The point is then that these scholars apparently prefer to conveniently overlook the fact that the main texts on the theory, (Ben-Haim 2001, 2006, 2010), and the many articles discussing its application, do indeed make clear the meaning that "severe uncertainty" has within the framework of info-gap decision theory.

Thus, the fact is that the meaning that info-gap decision theory (Ben-Haim 2001, 2006, 2010) ascribes to the term severe uncertainty is given by three properties, expressed through these working assumptions:

It is important to note with regard to the first assumption that, according to Ben-Haim (2001, 2006), " ... most of the commonly encountered info-gap models are unbounded ...".

The third assumption entails that there are no grounds to assume/believe that the true value of the parameter is more/less likely to be in the neighborhood of a given point in the uncertainty space, say u', rather than in the neighborhood of any other given point, say u". Thus, there are no grounds to assume/believe that the true value of the parameter is more/less likely to be in the neighborhood of the given point estimate, rather than in the neighborhood of any other point in the uncertainty space.

Clearly, one need not be a risk analyst to see that this characterization of severe uncertainty implies that there are no grounds to assume/believe that the robustness of decisions to variations in the value of the parameter, in the neighborhood of the point estimate, is indicative of their robustness to variations in the value of the parameter over the entire vast uncertainty space. This means that, methodologically, a robustness analysis in the neighborhood of the point estimate does not/cannot meet the challenges encountered in the pursuit of robustness against variations in the value of the parameter over its vast (e.g. unbounded) uncertainty space.

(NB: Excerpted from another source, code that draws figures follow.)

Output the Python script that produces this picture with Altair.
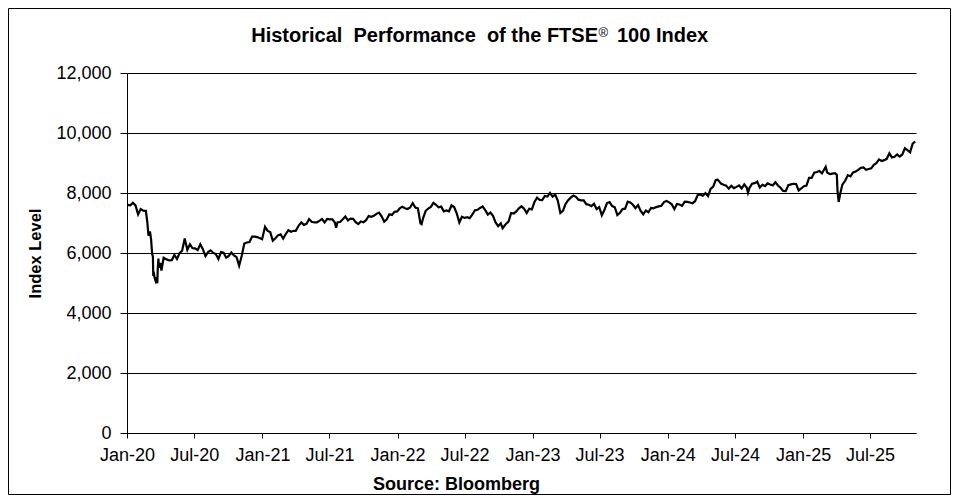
import altair as alt
import pandas as pd

# FTSE 100 closing levels, roughly weekly.
dates_2020 = ["2020-01-02", "2020-01-10", "2020-01-17", "2020-01-24", "2020-01-31", "2020-02-07",
              "2020-02-14", "2020-02-21", "2020-02-25", "2020-02-28", "2020-03-03", "2020-03-06",
              "2020-03-09", "2020-03-11", "2020-03-12", "2020-03-13", "2020-03-16", "2020-03-18",
              "2020-03-20", "2020-03-23", "2020-03-24", "2020-03-26", "2020-03-27", "2020-03-31",
              "2020-04-03", "2020-04-09", "2020-04-17", "2020-04-24", "2020-05-01", "2020-05-08",
              "2020-05-15", "2020-05-22", "2020-05-29", "2020-06-05", "2020-06-12", "2020-06-19",
              "2020-06-26", "2020-07-03", "2020-07-10", "2020-07-17", "2020-07-24", "2020-07-31",
              "2020-08-07", "2020-08-14", "2020-08-21", "2020-08-28", "2020-09-04", "2020-09-11",
              "2020-09-18", "2020-09-25", "2020-10-02", "2020-10-09", "2020-10-16", "2020-10-23",
              "2020-10-30", "2020-11-06", "2020-11-13", "2020-11-20", "2020-11-27", "2020-12-04",
              "2020-12-11", "2020-12-18", "2020-12-24", "2020-12-31"]
levels_2020 = [7604, 7588, 7675, 7586, 7286, 7466,
               7409, 7404, 7018, 6581, 6718, 6463,
               5965, 5876, 5237, 5366, 5151, 5080,
               5191, 4994, 5446, 5816, 5510, 5672,
               5416, 5843, 5787, 5752, 5763, 5936,
               5800, 5993, 6077, 6484, 6105, 6293,
               6159, 6157, 6095, 6290, 6123, 5898,
               6032, 6090, 6002, 5964, 5800, 6032,
               6007, 5843, 5902, 6017, 5920, 5860,
               5577, 5910, 6316, 6351, 6367, 6550,
               6547, 6529, 6502, 6461]

dates_2021 = ["2021-01-08", "2021-01-15", "2021-01-22", "2021-01-29", "2021-02-05", "2021-02-12",
              "2021-02-19", "2021-02-26", "2021-03-05", "2021-03-12", "2021-03-19", "2021-03-26",
              "2021-04-01", "2021-04-09", "2021-04-16", "2021-04-23", "2021-04-30", "2021-05-07",
              "2021-05-14", "2021-05-21", "2021-05-28", "2021-06-04", "2021-06-11", "2021-06-18",
              "2021-06-25", "2021-07-02", "2021-07-09", "2021-07-16", "2021-07-19", "2021-07-23",
              "2021-07-30", "2021-08-06", "2021-08-13", "2021-08-20", "2021-08-27", "2021-09-03",
              "2021-09-10", "2021-09-17", "2021-09-24", "2021-10-01", "2021-10-08", "2021-10-15",
              "2021-10-22", "2021-10-29", "2021-11-05", "2021-11-12", "2021-11-19", "2021-11-26",
              "2021-12-03", "2021-12-10", "2021-12-17", "2021-12-24", "2021-12-31"]
levels_2021 = [6873, 6736, 6696, 6407, 6489, 6589,
               6624, 6483, 6631, 6761, 6709, 6741,
               6737, 6916, 7020, 6938, 6970, 7130,
               7044, 7018, 7023, 7069, 7134, 7017,
               7136, 7123, 7122, 7009, 6844, 7027,
               7032, 7123, 7218, 7088, 7148, 7138,
               7029, 6963, 7051, 7027, 7095, 7234,
               7205, 7238, 7304, 7348, 7224, 7044,
               7122, 7292, 7270, 7372, 7385]

dates_2022 = ["2022-01-07", "2022-01-14", "2022-01-21", "2022-01-28", "2022-02-04", "2022-02-11",
              "2022-02-18", "2022-02-25", "2022-03-04", "2022-03-07", "2022-03-11", "2022-03-18",
              "2022-03-25", "2022-04-01", "2022-04-08", "2022-04-14", "2022-04-22", "2022-04-29",
              "2022-05-06", "2022-05-13", "2022-05-20", "2022-05-27", "2022-06-03", "2022-06-10",
              "2022-06-17", "2022-06-24", "2022-07-01", "2022-07-08", "2022-07-15", "2022-07-22",
              "2022-07-29", "2022-08-05", "2022-08-12", "2022-08-19", "2022-08-26", "2022-09-02",
              "2022-09-09", "2022-09-16", "2022-09-23", "2022-09-30", "2022-10-07", "2022-10-12",
              "2022-10-14", "2022-10-21", "2022-10-28", "2022-11-04", "2022-11-11", "2022-11-18",
              "2022-11-25", "2022-12-02", "2022-12-09", "2022-12-16", "2022-12-23", "2022-12-30"]
levels_2022 = [7485, 7543, 7494, 7466, 7516, 7661,
               7514, 7489, 6987, 6959, 7156, 7405,
               7483, 7538, 7670, 7616, 7522, 7545,
               7388, 7418, 7390, 7585, 7533, 7318,
               7016, 7209, 7169, 7196, 7159, 7276,
               7423, 7440, 7501, 7551, 7427, 7281,
               7351, 7237, 7019, 6894, 6991, 6826,
               6858, 6970, 7048, 7335, 7318, 7385,
               7487, 7556, 7476, 7332, 7474, 7452]

dates_2023 = ["2023-01-06", "2023-01-13", "2023-01-20", "2023-01-27", "2023-02-03", "2023-02-10",
              "2023-02-17", "2023-02-24", "2023-03-03", "2023-03-10", "2023-03-17", "2023-03-24",
              "2023-03-31", "2023-04-06", "2023-04-14", "2023-04-21", "2023-04-28", "2023-05-05",
              "2023-05-12", "2023-05-19", "2023-05-26", "2023-06-02", "2023-06-09", "2023-06-16",
              "2023-06-23", "2023-06-30", "2023-07-07", "2023-07-14", "2023-07-21", "2023-07-28",
              "2023-08-04", "2023-08-11", "2023-08-18", "2023-08-25", "2023-09-01", "2023-09-08",
              "2023-09-15", "2023-09-22", "2023-09-29", "2023-10-06", "2023-10-13", "2023-10-20",
              "2023-10-27", "2023-11-03", "2023-11-10", "2023-11-17", "2023-11-24", "2023-12-01",
              "2023-12-08", "2023-12-15", "2023-12-22", "2023-12-29"]
levels_2023 = [7699, 7844, 7771, 7765, 7902, 7882,
               8004, 7879, 7947, 7748, 7335, 7405,
               7632, 7742, 7844, 7914, 7871, 7778,
               7754, 7756, 7627, 7607, 7562, 7643,
               7462, 7532, 7257, 7434, 7664, 7694,
               7564, 7524, 7262, 7338, 7465, 7478,
               7711, 7684, 7608, 7495, 7599, 7402,
               7291, 7417, 7360, 7504, 7488, 7529,
               7554, 7576, 7698, 7733]

dates_2024 = ["2024-01-05", "2024-01-12", "2024-01-19", "2024-01-26", "2024-02-02", "2024-02-09",
              "2024-02-16", "2024-02-23", "2024-03-01", "2024-03-08", "2024-03-15", "2024-03-22",
              "2024-03-28", "2024-04-05", "2024-04-12", "2024-04-19", "2024-04-26", "2024-05-03",
              "2024-05-10", "2024-05-15", "2024-05-17", "2024-05-24", "2024-05-31", "2024-06-07",
              "2024-06-14", "2024-06-21", "2024-06-28", "2024-07-05", "2024-07-12", "2024-07-19",
              "2024-07-26", "2024-08-02", "2024-08-05", "2024-08-09", "2024-08-16", "2024-08-23",
              "2024-08-30", "2024-09-06", "2024-09-13", "2024-09-20", "2024-09-27", "2024-10-04",
              "2024-10-11", "2024-10-18", "2024-10-25", "2024-11-01", "2024-11-08", "2024-11-15",
              "2024-11-22", "2024-11-29", "2024-12-06", "2024-12-13", "2024-12-20", "2024-12-27"]
levels_2024 = [7689, 7625, 7462, 7635, 7615, 7573,
               7711, 7706, 7682, 7660, 7727, 7931,
               7952, 7911, 7996, 7896, 8139, 8213,
               8433, 8446, 8420, 8317, 8275, 8245,
               8146, 8238, 8164, 8204, 8253, 8155,
               8285, 8175, 8008, 8168, 8311, 8327,
               8377, 8181, 8273, 8230, 8320, 8281,
               8254, 8358, 8249, 8177, 8072, 8064,
               8262, 8287, 8308, 8300, 8085, 8150]

dates_2025 = ["2025-01-03", "2025-01-10", "2025-01-17", "2025-01-24", "2025-01-31", "2025-02-07",
              "2025-02-14", "2025-02-21", "2025-02-28", "2025-03-03", "2025-03-07", "2025-03-14",
              "2025-03-21", "2025-03-28", "2025-04-02", "2025-04-04", "2025-04-07", "2025-04-11",
              "2025-04-17", "2025-04-25", "2025-05-02", "2025-05-09", "2025-05-16", "2025-05-23",
              "2025-05-30", "2025-06-06", "2025-06-13", "2025-06-20", "2025-06-27", "2025-07-04",
              "2025-07-11", "2025-07-18", "2025-07-25", "2025-08-01", "2025-08-08", "2025-08-15",
              "2025-08-22", "2025-08-29", "2025-09-05", "2025-09-12", "2025-09-19", "2025-09-26",
              "2025-10-03", "2025-10-10", "2025-10-17", "2025-10-24", "2025-10-31"]
levels_2025 = [8224, 8248, 8505, 8502, 8674, 8700,
               8732, 8659, 8810, 8871, 8680, 8632,
               8647, 8659, 8608, 8055, 7702, 7964,
               8276, 8415, 8596, 8554, 8684, 8718,
               8772, 8837, 8851, 8775, 8799, 8823,
               8941, 8992, 9120, 9068, 9096, 9139,
               9321, 9187, 9208, 9283, 9216, 9285,
               9491, 9427, 9354, 9646, 9717]

x_ticks = ["2020-01", "2020-07", "2021-01", "2021-07", "2022-01", "2022-07",
           "2023-01", "2023-07", "2024-01", "2024-07", "2025-01", "2025-07"]

font = "Liberation Sans"
nb = "\u00a0"  # keeps the double spaces of the title

df = pd.DataFrame({
    "date": dates_2020 + dates_2021 + dates_2022 + dates_2023 + dates_2024 + dates_2025,
    "level": levels_2020 + levels_2021 + levels_2022 + levels_2023 + levels_2024 + levels_2025,
})

def utc_day(s):
    y, m = s.split("-")[:2]
    return alt.DateTime(year=int(y), month=int(m), date=1, utc=True)

W, H = 789, 360

# Main line of the index.
line = alt.Chart(df).mark_line(color="black", strokeWidth=2.2).encode(
    x=alt.X("date:T",
            scale=alt.Scale(type="utc",
                            domain=[alt.DateTime(year=2020, month=1, date=1, utc=True),
                                    alt.DateTime(year=2025, month=11, date=2, utc=True)]),
            axis=alt.Axis(values=[utc_day(t) for t in x_ticks], format="%b-%y",
                          grid=False, tickSize=5, labelPadding=8,
                          title="Source: Bloomberg", titleX=329, titleY=56,
                          titleAlign="center", titleBaseline="alphabetic")),
    y=alt.Y("level:Q",
            scale=alt.Scale(domain=[0, 12000]),
            axis=alt.Axis(values=list(range(0, 12001, 2000)), format=",d",
                          grid=True, tickSize=7, labelPadding=9,
                          title="Index Level", titleX=-92, titleY=180,
                          titleAngle=-90, titleAlign="center", titleBaseline="middle")),
)

one = pd.DataFrame({"k": [0]})

# Title with a raised registered sign.
title_a = alt.Chart(one).mark_text(text="Historical" + nb * 2 + "Performance" + nb * 2 + "of the FTSE",
                                    font=font, fontSize=20, fontWeight="bold", align="right",
                                    baseline="alphabetic").encode(
    x=alt.value(471), y=alt.value(-31))
title_b = alt.Chart(one).mark_text(text="®", font=font, fontSize=13,
                                    align="left", baseline="alphabetic").encode(
    x=alt.value(471.5), y=alt.value(-36))
title_c = alt.Chart(one).mark_text(text="100 Index", font=font, fontSize=20,
                                    fontWeight="bold", align="left",
                                    baseline="alphabetic").encode(
    x=alt.value(490), y=alt.value(-31))

# Outer frame round the whole picture.
frame = alt.Chart(one).mark_rect(fill=None, stroke="black", strokeWidth=1).encode(
    x=alt.value(-118.5), x2=alt.value(W + 34.5), y=alt.value(-64.5), y2=alt.value(H + 61.5))

chart = alt.layer(frame, line, title_a, title_b, title_c).properties(
    width=W, height=H,
    padding={"left": 119, "top": 65, "right": 35, "bottom": 62},
    autosize=alt.AutoSizeParams(type="none"),
).configure_view(stroke=None).configure_axis(
    domainColor="black", tickColor="black", gridColor="black", gridWidth=1,
    labelColor="black", labelFont=font, labelFontSize=18,
    titleColor="black", titleFont=font, titleFontSize=16.5, titleFontWeight="bold",
    labelFlush=False,
).configure_axisX(titleFontSize=18)

chart.save("out.html", embed_options={"renderer": "svg", "actions": False})
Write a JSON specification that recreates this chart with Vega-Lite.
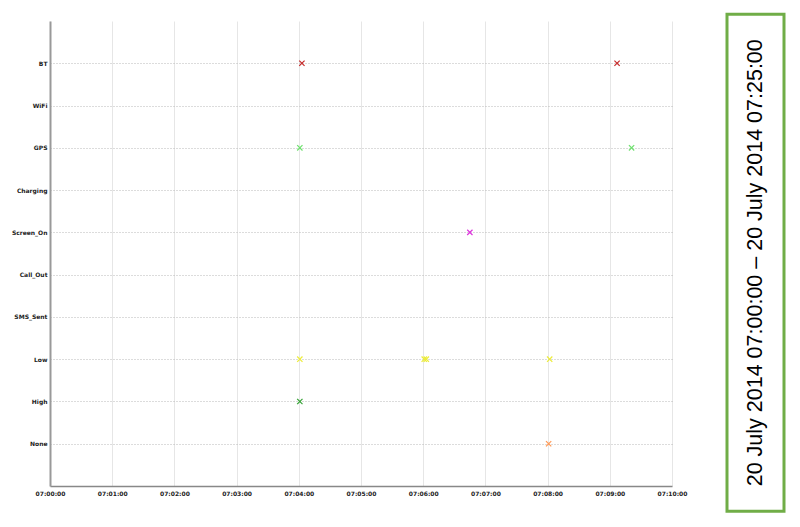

However, since info-gap's robustness model measures the robustness of decisions against small perturbations in the value of the point estimate, the inference is that, methodologically, info-gap decision theory is utterly unsuitable for the treatment of severe uncertainty of the type (severity) that it claims to address. In fact, info-gap decision theory's prescription for "dealing" with the severe uncertainty that it stipulates is to ... ignore the severity of the uncertainty.

Remark:
I should also point out, especially for the benefit of info-gap scholars who mistakenly believe that info-gap decision theory provides a framework for tackling Unknown Unknowns (see Review 17), that in the info-gap framework, the uncertainty space and the point estimate of the parameter of interest are given. In other words, the values of these two objects are assumed to be known to the analyst at the outset.


Disclaimer: This page, its contents and style, are the responsibility of the author (Moshe Sniedovich) and do not represent the views, policies or opinions of the organizations he is associated/affiliated with.